Jack Abramowitz and Sheba Jafari – Goldman Sachs’ analysts, have just released information signaling that Bitcoin could very well experience a speedy price rally above the $8,000 and then consolidate just below the mark for the next days.
“This [recent] break indicated potential for an impulsive advance, one that could reach at least $7,941,” the analysts wrote. “This is the minimum target for a 3rd of 5-waves up and should therefore be a level from which to watch for signs of a consolidation.”
On top of the very promising forecasts by the very well-respected analysts, this indicates strongly the Wall Street’s increase of interest in the crypto-area.
Jafari, the firm’s technical head, began releasing reports on Bitcoin’s price performance back in June of this year. Reportedly drafted due to client demand, the reports have been billed as a way to offer guidance to Goldman Sachs’ customers on the crypto market.

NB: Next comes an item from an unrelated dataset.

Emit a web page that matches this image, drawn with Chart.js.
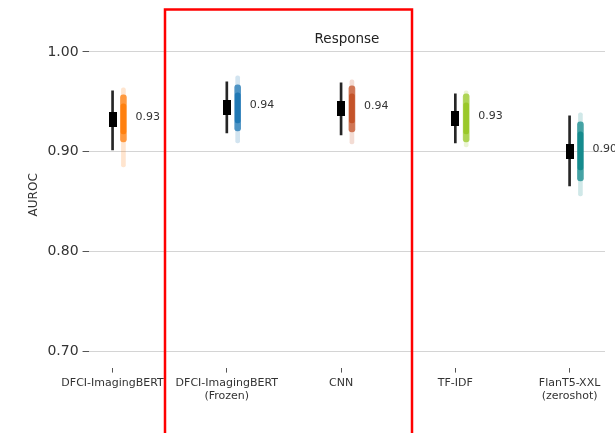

Ever since, rumors have swirled that Goldman Sachs itself is looking to get involved in the seemingly ever-appreciating Bitcoin.

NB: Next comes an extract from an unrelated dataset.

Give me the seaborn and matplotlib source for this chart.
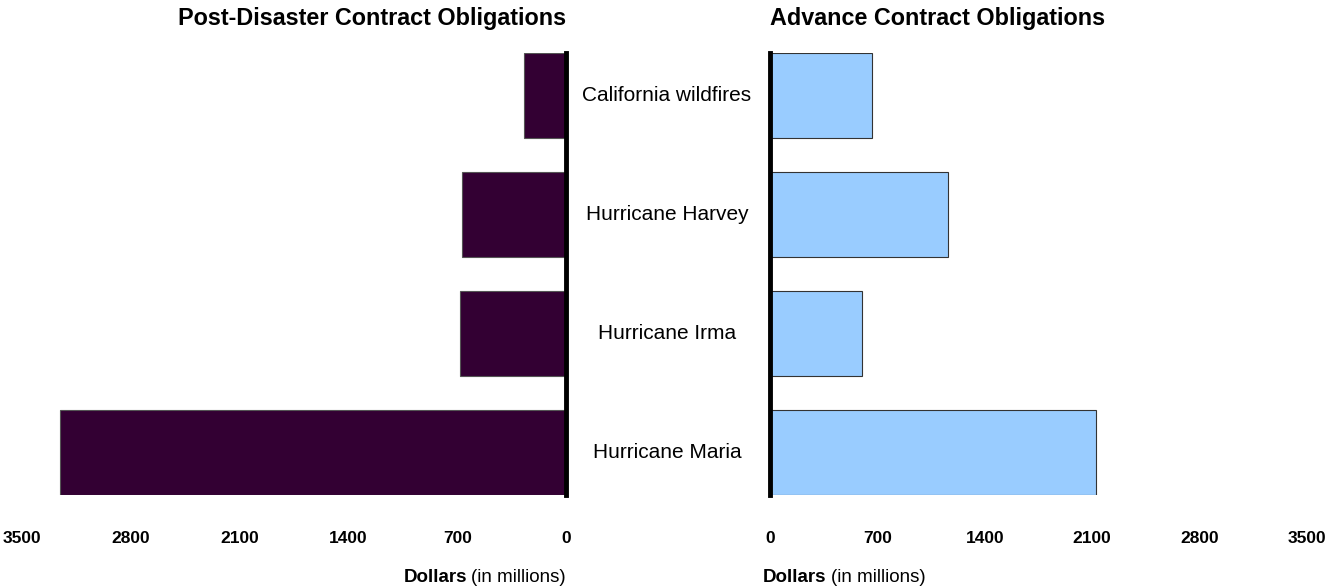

In October, a report was published by The Wall Street Journal, stating that sources within the Goldman Sachs had be confirming that the firm is on the process [right as of the moment] working on a virtual currency trading platform.

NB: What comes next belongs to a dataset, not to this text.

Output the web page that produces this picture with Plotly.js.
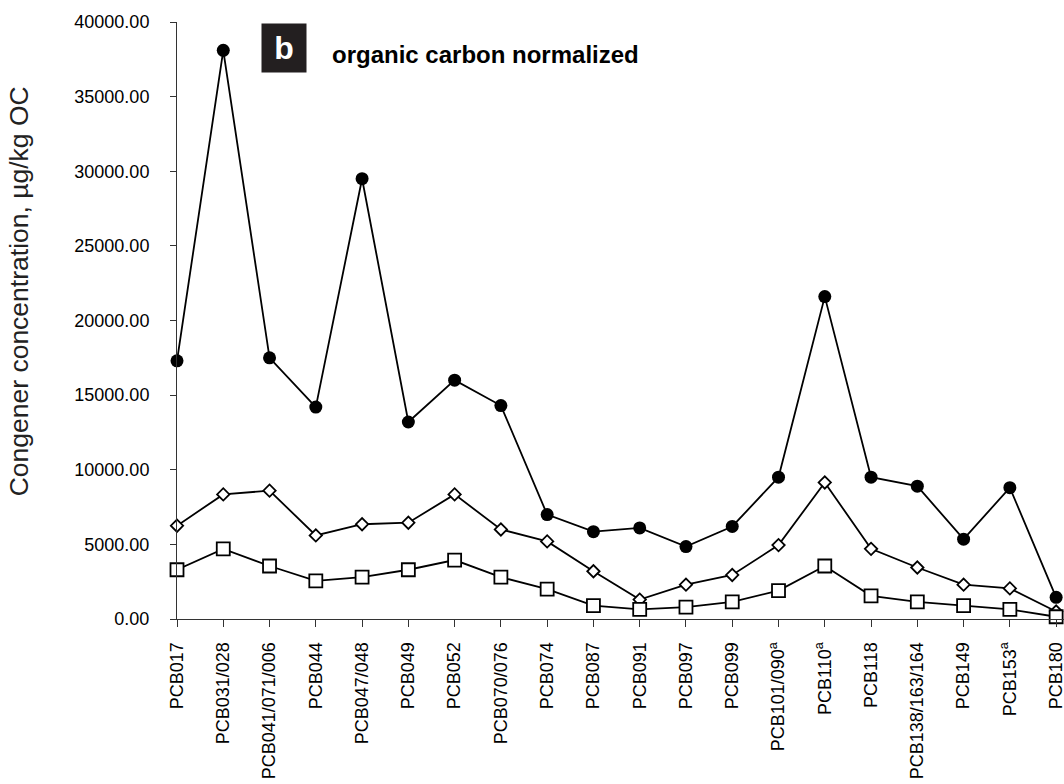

If the data is definitive, then the above mentioned price level against the US Dollar would be at ease to be grasped. While institutional money will be hitting the area, the hoisting up pressure will be consistent and not stopping.
In a new interview on Bloomberg TV, Goldman Sachs CEO Lloyd Blankfein certainly seems to have come around:
“I read a lot of history, and I know that once upon a time, a coin was worth $5 if it had $5 worth of gold in it. Now we have paper that is just backed by fiat […] Maybe in the new world, something gets backed by consensus.”